• GIVEN REQUEST
Take every line from the material that has the word "this" in it.

---

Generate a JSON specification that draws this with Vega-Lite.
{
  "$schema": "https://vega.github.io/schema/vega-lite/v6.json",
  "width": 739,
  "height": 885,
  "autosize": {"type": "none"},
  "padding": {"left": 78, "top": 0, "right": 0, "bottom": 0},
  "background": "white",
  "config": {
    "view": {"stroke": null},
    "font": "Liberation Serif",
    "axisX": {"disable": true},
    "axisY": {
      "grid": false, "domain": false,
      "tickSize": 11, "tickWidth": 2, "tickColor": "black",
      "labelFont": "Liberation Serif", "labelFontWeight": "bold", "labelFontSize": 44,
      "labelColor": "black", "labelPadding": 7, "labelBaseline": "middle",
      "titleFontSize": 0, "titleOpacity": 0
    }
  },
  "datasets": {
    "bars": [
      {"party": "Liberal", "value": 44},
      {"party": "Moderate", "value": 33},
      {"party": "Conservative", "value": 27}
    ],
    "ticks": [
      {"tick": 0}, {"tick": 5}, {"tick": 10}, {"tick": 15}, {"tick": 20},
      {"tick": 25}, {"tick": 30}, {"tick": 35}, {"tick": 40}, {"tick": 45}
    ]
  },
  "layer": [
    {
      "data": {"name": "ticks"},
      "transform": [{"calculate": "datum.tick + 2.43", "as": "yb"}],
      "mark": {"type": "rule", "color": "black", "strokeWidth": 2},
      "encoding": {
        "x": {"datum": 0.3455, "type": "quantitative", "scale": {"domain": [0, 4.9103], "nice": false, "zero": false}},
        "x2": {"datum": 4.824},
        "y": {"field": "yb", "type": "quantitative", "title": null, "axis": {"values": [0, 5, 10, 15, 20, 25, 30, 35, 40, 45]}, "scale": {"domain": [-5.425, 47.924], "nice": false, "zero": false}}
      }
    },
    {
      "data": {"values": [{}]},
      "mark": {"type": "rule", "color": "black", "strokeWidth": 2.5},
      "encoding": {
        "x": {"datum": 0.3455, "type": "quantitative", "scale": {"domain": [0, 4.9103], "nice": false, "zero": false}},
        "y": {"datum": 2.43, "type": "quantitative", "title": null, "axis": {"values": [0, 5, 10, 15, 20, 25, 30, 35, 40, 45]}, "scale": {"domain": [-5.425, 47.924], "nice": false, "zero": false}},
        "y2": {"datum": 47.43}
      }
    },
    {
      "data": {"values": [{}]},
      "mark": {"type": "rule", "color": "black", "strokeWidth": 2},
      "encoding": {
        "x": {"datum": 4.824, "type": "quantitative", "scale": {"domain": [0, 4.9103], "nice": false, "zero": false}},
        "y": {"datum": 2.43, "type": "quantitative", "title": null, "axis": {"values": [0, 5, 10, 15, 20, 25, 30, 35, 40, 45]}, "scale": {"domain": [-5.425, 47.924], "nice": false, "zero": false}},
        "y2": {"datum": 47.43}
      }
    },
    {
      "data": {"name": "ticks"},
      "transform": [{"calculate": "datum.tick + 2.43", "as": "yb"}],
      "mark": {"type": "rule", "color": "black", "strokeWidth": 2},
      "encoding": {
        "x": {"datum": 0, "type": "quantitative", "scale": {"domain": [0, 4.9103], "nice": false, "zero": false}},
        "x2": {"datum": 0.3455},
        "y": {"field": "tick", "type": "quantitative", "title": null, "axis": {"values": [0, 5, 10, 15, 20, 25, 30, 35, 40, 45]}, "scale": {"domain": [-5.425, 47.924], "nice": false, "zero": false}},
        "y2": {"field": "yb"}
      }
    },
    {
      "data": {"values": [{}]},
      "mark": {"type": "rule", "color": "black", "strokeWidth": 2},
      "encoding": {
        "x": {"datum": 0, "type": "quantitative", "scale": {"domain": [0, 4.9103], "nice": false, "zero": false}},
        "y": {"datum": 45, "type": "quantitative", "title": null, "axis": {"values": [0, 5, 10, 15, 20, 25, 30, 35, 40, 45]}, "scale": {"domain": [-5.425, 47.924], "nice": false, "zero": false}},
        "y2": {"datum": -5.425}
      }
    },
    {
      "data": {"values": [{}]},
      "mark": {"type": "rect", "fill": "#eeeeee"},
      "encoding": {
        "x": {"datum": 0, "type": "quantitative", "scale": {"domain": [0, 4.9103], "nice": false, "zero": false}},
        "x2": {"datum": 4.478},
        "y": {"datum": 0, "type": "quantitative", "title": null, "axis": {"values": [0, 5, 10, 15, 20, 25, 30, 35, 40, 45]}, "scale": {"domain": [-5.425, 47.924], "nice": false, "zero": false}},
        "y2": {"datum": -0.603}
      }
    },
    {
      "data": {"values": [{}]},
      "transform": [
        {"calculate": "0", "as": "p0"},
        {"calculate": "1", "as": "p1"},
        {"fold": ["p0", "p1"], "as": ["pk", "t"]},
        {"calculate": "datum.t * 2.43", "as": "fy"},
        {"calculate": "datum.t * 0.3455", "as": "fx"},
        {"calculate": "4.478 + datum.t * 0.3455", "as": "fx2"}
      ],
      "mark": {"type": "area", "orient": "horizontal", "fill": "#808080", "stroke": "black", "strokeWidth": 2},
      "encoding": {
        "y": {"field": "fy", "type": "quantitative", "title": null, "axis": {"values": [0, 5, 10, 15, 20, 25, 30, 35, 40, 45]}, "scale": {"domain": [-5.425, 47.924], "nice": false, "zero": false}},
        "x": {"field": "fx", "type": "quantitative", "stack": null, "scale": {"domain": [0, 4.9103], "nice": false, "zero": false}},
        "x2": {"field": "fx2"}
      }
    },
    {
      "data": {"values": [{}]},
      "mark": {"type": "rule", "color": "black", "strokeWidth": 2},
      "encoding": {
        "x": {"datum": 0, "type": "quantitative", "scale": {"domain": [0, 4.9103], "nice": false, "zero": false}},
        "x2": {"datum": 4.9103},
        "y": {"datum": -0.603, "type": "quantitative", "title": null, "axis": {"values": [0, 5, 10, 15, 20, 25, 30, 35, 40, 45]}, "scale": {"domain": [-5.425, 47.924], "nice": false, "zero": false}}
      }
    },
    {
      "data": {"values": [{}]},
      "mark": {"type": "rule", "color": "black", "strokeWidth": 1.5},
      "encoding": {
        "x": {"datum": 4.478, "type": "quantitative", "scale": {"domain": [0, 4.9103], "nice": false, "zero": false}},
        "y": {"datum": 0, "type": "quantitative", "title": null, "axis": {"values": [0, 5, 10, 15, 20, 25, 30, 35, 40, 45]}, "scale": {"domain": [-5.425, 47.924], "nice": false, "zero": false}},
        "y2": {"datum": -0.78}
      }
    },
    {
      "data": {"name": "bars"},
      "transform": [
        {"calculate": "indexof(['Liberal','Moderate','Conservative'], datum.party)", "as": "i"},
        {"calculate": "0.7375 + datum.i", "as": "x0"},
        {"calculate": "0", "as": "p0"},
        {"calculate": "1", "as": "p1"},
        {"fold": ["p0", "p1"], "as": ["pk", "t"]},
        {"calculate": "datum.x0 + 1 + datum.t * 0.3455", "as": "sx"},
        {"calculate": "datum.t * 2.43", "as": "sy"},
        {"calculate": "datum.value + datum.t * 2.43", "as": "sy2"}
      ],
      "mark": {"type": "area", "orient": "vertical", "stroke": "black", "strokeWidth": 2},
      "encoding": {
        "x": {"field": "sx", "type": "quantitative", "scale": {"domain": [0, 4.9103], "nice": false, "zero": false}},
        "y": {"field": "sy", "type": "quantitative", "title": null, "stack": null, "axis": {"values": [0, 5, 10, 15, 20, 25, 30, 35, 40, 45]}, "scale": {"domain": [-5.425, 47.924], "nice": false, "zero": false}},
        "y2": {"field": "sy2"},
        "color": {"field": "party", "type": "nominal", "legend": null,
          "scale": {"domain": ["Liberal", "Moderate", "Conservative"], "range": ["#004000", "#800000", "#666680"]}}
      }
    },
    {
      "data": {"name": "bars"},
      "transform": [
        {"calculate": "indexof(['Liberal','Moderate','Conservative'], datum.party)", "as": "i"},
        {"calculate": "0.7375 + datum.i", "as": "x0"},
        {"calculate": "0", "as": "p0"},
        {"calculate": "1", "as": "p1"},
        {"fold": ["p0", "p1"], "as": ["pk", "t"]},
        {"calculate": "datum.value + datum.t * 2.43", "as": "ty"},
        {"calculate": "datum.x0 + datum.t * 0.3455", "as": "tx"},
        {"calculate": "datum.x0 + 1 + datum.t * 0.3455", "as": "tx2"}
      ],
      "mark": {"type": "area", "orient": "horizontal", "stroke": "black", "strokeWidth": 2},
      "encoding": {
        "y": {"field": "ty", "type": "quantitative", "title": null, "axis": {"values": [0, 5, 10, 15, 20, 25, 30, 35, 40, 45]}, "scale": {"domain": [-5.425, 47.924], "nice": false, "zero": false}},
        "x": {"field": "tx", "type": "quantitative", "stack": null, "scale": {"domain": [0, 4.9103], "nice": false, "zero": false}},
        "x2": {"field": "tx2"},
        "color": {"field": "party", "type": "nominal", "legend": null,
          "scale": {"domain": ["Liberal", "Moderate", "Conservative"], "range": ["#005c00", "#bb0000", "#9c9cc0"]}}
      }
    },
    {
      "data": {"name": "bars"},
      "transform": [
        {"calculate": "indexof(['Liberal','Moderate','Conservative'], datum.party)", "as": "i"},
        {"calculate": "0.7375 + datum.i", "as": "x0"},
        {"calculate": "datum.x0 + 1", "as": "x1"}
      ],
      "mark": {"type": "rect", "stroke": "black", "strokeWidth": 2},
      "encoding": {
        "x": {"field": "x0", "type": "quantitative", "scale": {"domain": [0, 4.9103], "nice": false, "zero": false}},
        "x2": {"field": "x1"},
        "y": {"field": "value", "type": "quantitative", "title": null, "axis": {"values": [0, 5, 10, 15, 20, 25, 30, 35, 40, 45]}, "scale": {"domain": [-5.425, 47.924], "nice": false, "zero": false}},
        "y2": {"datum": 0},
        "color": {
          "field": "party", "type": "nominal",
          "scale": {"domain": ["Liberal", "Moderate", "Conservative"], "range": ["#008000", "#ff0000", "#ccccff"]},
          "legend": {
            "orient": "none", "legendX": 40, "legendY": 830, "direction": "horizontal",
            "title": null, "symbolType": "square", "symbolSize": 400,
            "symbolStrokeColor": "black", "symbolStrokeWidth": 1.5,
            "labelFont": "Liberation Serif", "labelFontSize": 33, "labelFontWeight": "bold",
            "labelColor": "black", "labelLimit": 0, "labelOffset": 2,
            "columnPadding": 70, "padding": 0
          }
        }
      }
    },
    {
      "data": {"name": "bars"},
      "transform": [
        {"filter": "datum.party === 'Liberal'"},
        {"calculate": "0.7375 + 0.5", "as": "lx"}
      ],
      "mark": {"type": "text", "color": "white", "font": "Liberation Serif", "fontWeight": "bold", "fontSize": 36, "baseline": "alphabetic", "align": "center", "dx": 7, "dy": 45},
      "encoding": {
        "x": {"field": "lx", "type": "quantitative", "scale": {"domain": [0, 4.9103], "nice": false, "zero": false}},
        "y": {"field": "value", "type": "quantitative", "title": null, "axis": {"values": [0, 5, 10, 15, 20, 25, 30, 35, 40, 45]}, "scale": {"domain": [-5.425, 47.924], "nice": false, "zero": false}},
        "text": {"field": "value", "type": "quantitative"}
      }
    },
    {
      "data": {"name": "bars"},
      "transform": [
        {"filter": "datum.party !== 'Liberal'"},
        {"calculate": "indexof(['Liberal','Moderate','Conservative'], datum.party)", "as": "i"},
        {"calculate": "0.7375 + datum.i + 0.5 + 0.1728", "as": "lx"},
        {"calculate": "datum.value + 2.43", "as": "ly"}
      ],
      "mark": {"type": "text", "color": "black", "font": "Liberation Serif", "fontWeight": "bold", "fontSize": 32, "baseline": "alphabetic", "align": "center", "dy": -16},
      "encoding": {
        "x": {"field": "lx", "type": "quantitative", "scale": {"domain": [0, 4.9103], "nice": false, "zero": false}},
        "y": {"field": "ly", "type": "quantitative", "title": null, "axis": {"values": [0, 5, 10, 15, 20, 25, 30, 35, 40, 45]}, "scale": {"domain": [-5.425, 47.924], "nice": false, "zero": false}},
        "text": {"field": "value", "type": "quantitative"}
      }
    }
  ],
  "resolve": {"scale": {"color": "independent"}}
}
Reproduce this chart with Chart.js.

---

• WRITTEN REPLY
Generate a JSON specification that draws this with Vega-Lite.
Reproduce this chart with Chart.js.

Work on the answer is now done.